Que deux époux brisent leur union et s'en aillent vivre chacun chez soi, l'événement est banal. Mais on n'avait pas encore vu deux journaux concurrents, dirigés l'un par le mari, l'autre par la femme: c'est ce qui arriva quand Mme Mathilde Serao quitta le Matin pour fonder une feuille analogue.
Ce sont là des caprices que le public pardonne à ses enfants chéris. Mme Mathilde Serao est très aimée du public italien pour l'intérêt dramatique de ses romans, pour sa verve, et pour la vérité saisissante de ses tableaux, peut-être aussi pour son style, un peu abandonné, et au besoin incorrect. Le peuple aime à retrouver quelques unes de ses locutions dans les livres qu'on lui fait lire, il se fatigue vite d'un style soutenu et châtié: c'est une des causes de succès des auteurs médiocres.
Mme Mathilde Serao ne doit pourtant pas être confondue avec les auteurs médiocres. Elle s'éloigne d'eux par un certain art d'animer les masses et de peindre les scènes de la vie populaire. Elle s'en rapproche par les défauts de son style et par sa fécondité, ce don funeste à qui nous devons l'encombrement de nos librairies et nos indigestions mentales.
Jean-Louis.
Mon Dimanche, revue populaire illustrée, 20 septembre 1908.
Mme Mathilde Serao, la plus heureuse des romancières italiennes, qui compte aujourd'hui cinquante-deux printemps, commença à vingt ans le métier de journaliste en écrivant au Capitaine Fracasse, de Rome, des chroniques qu'elle signait Chiquita.
Elle chassait de race. Son père était lui-même un journaliste et ses articles audacieux l'avaient fait proscrire par le gouvernement des Bourbons à Naples. Réfugié en Grèce, il avait épousé une Grecque de noble famille. Sa fille naquit dans ce pays, à Patras.
Le talent de Mlle Mathilde Serao plut à un journaliste du nom d'Edoardo Scarfoglio, et autre chose lui plut apparemment que son talent, puisqu'il en fit sa femme.
On verra comment cet homme imprévoyant fut récompensé de son choix.
En 1885, les époux Scarfoglio fondent à Rome le Courrier de Rome, qu'ils transportent deux ans plus tard à Naples et qu'ils baptisent le Courrier de Naples. Ils dirigent aussi en commun une revue hebdomadaire appelée le Matin. C'est l'époque bienheureuse de cette association sentimentale et commerciale. La concorde et l'harmonie la plus complète règnent dans la salle de rédaction qu'illumine une lune de miel épanouie.

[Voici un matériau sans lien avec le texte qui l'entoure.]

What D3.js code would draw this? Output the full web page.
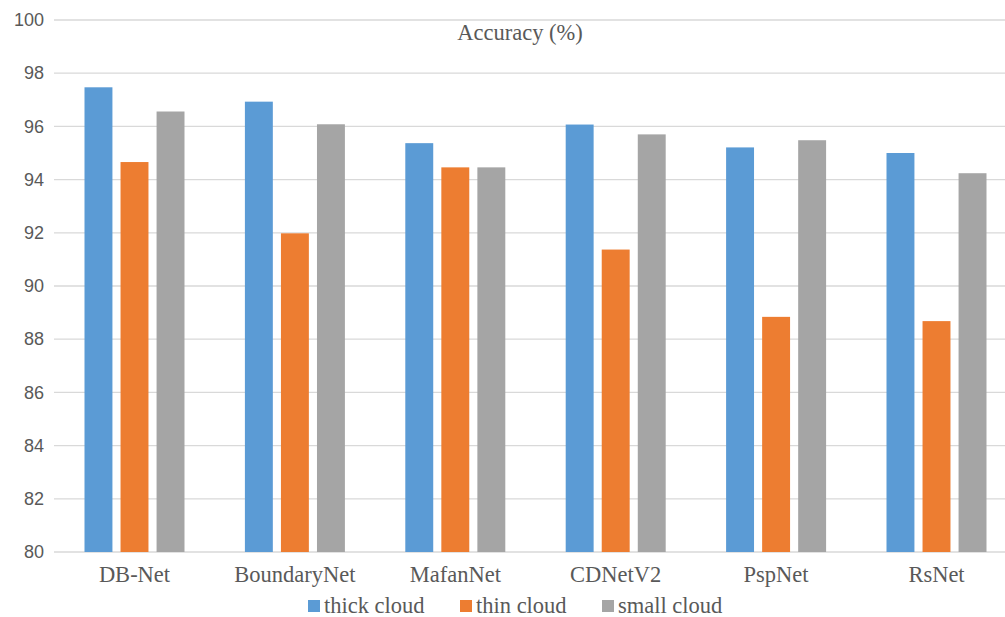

De longues années s'écoulent dans cette union paisible au cours desquelles Mme Mathilde Serao publie des romans, des nouvelles, des récits de voyage. Sa verve est intarissable et son succès n'est pas mince.
Quelle folle gloriole saisit tout à coup le cerveau de cette dame? Quel besoin d'indépendance au bout de dix-huit ans d'association, la sépare brutalement de son mari et du Matin? Décidément les femmes de lettres sont encore plus agitées que leurs confrères masculins, et les complications qu'elles créent autour d'elles sont inattendues.
Que deux époux brisent leur union et s'en aillent vivre chacun chez soi, l'événement est banal. Mais on n'avait pas encore vu deux journaux concurrents, dirigés l'un par le mari, l'autre par la femme: c'est ce qui arriva quand Mme Mathilde Serao quitta le Matin pour fonder une feuille analogue.
Ce sont là des caprices que le public pardonne à ses enfants chéris. Mme Mathilde Serao est très aimée du public italien pour l'intérêt dramatique de ses romans, pour sa verve, et pour la vérité saisissante de ses tableaux, peut-être aussi pour son style, un peu abandonné, et au besoin incorrect. Le peuple aime à retrouver quelques unes de ses locutions dans les livres qu'on lui fait lire, il se fatigue vite d'un style soutenu et châtié: c'est une des causes de succès des auteurs médiocres.
Mme Mathilde Serao ne doit pourtant pas être confondue avec les auteurs médiocres. Elle s'éloigne d'eux par un certain art d'animer les masses et de peindre les scènes de la vie populaire. Elle s'en rapproche par les défauts de son style et par sa fécondité, ce don funeste à qui nous devons l'encombrement de nos librairies et nos indigestions mentales.
Jean-Louis.
Mon Dimanche, revue populaire illustrée, 20 septembre 1908.